Editor’s Note: This exchange is part of a series of brief interviews with emerging writers of recent or forthcoming books. If you enjoyed it, please visit other interviews in the I’ve Got Questions feature.
- What’s the title of your book? Fiction? Nonfiction? Poetry? Who is the publisher and what’s the publication date?
We Were Angry: A Novella & Stories, Press 53, August 29, 2022
- In a couple of sentences, what’s the book about?
We Were Angry follows a group of childhood friends over several decades as they reckon with their desires and the dark history of their small, Southern town.
- What’s the book’s genre (for fiction and nonfiction) or primary style (for poetry)?
- What’s the nicest thing anyone has said about the book so far?
What Michael Knight said meant the world to me since I learned to write, in part, by studying his earlier work: “Jennifer Davis’s new collection is breathtaking in its intensity, in the emotional heat in these pages, the sheer weight of love and longing and loss. It’s set in Alabama, but these characters might live anywhere hearts break and life doesn’t turn out the way we dream it, the place as deeply felt and alive as the people and rendered by a world-class short story writer at the top of her game.”
- What book or books is yours comparable to or a cross between? [Is your book like Moby Dick or maybe it’s more like Frankenstein meets Peter Pan?]
I am one of those self-loathing writers who can’t really see my work clearly and fears ridicule if I dare compare my book to another writer’s book, however loosely. There’s no way I can be so precise as to compare it to specific books, but I will try to compare it to a few writers: We Were Angry is like Flannery O’Connor meets Bobby Ann Mason with a touch of the wondrous Debra Monroe and the novelesque quality of Alice Munro. (Maybe. I will swear everything I just stated here is nonsense as soon as I send off this interview.)
- Why this book? Why now?
I’m from a town similar to the setting of We Were Angry, and I’m a parent of four young kids and at an age that I am wrangling with some of the same questions that run throughout the book. Why is it so hard to connect with other human beings? Why do we cause so much harm to those we want to comfort and love the most? How can we make a life amid so much loss, and who do we think we are to even try? How do we reckon with our dark, violent history so that we do not pass on our terrible burdens to our children?

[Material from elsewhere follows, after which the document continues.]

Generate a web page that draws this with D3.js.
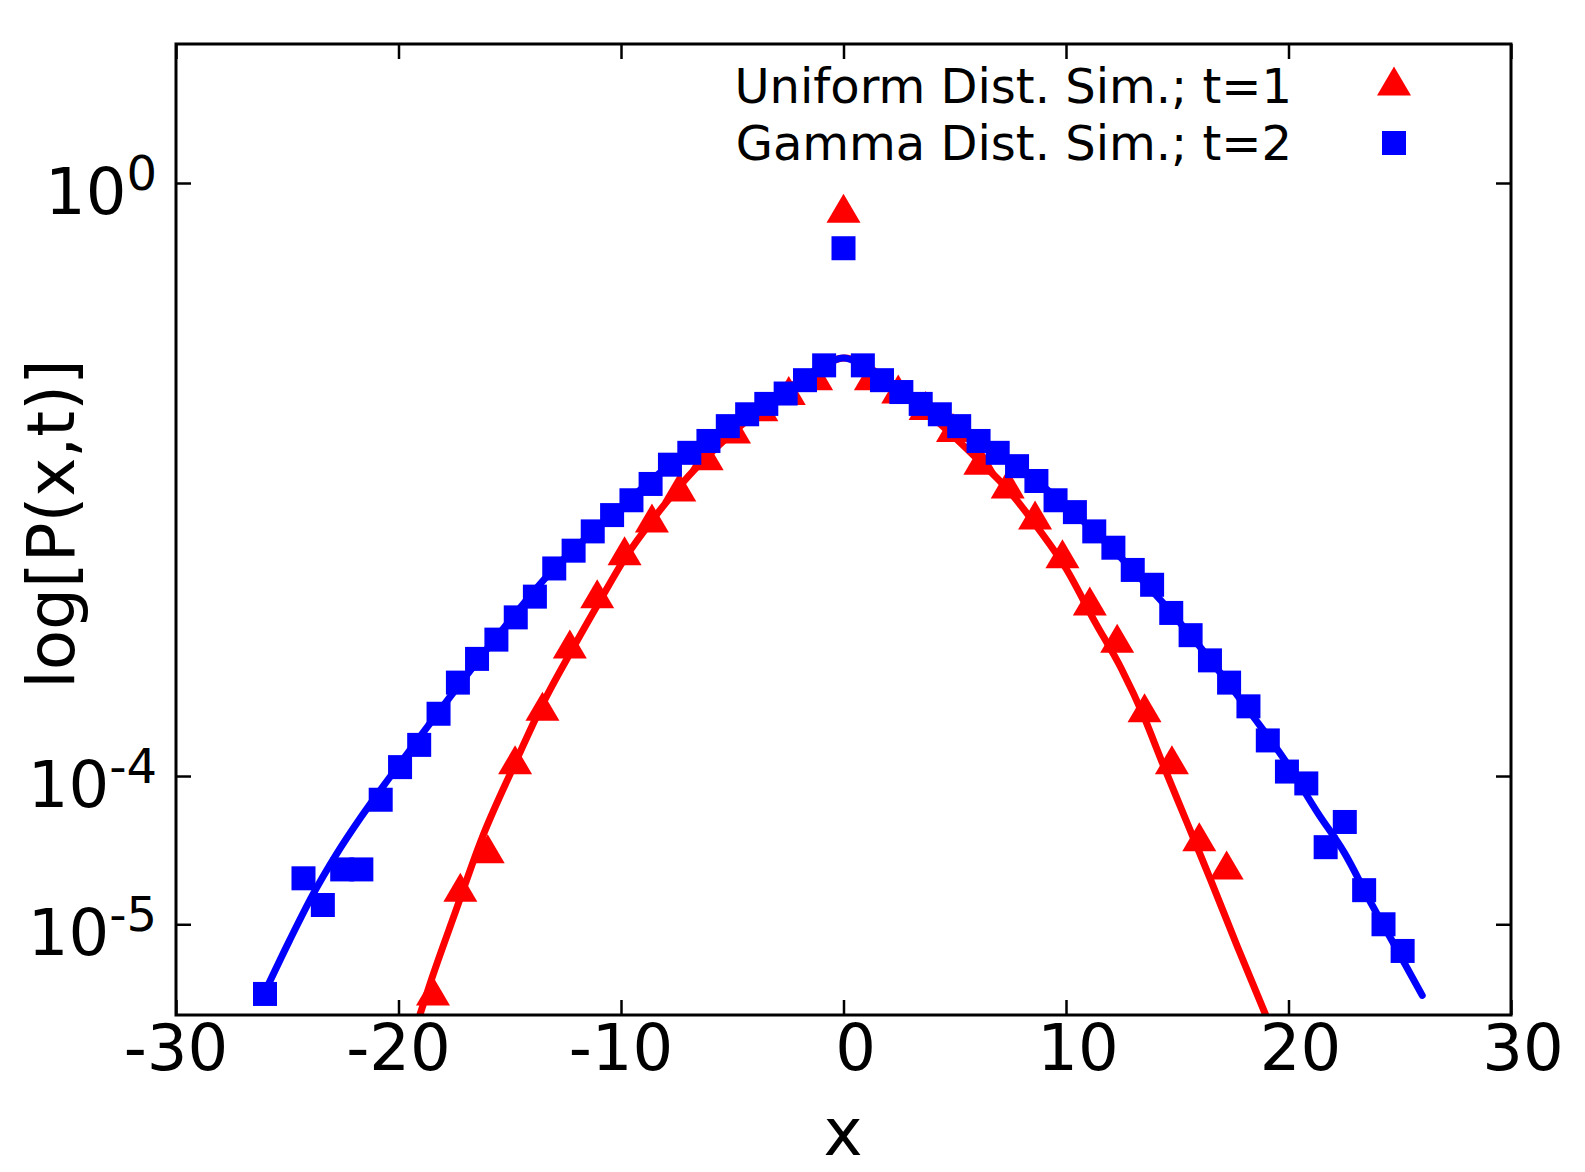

- Other than writing this book, what’s the best job you’ve ever had?
Teaching at LSU has been a gift. The students are a joy and definitely keep me on my toes in the best of ways.
- What do you want readers to take away from the book?
This collection is all about missed connections. I hope the reader will feel a little less alone.
- What food and/or music do you associate with the book?
I associate Willie Nelson’s Red Headed Stranger with pretty much all the story collections that I write, but this one especially since the novella takes place in Montana. I learned how to tell stories by listening to my father play that album.
- What book(s) are you reading currently?
I leave books scattered all over the place and pick them up whenever I can. Right now I am reading Night of the Living Rez by Morgan Talty, Craft in the Real World by Matthew Salesses, The Prince of Mournful Thoughts by Caroline Kim, and Under Capitalism if Your Head Aches They Just Yank Off Your Head by Ariel Francisco, my wonderful colleague at LSU. I’m also rereading Giovanni’s Room and reading Superfudge to my kid.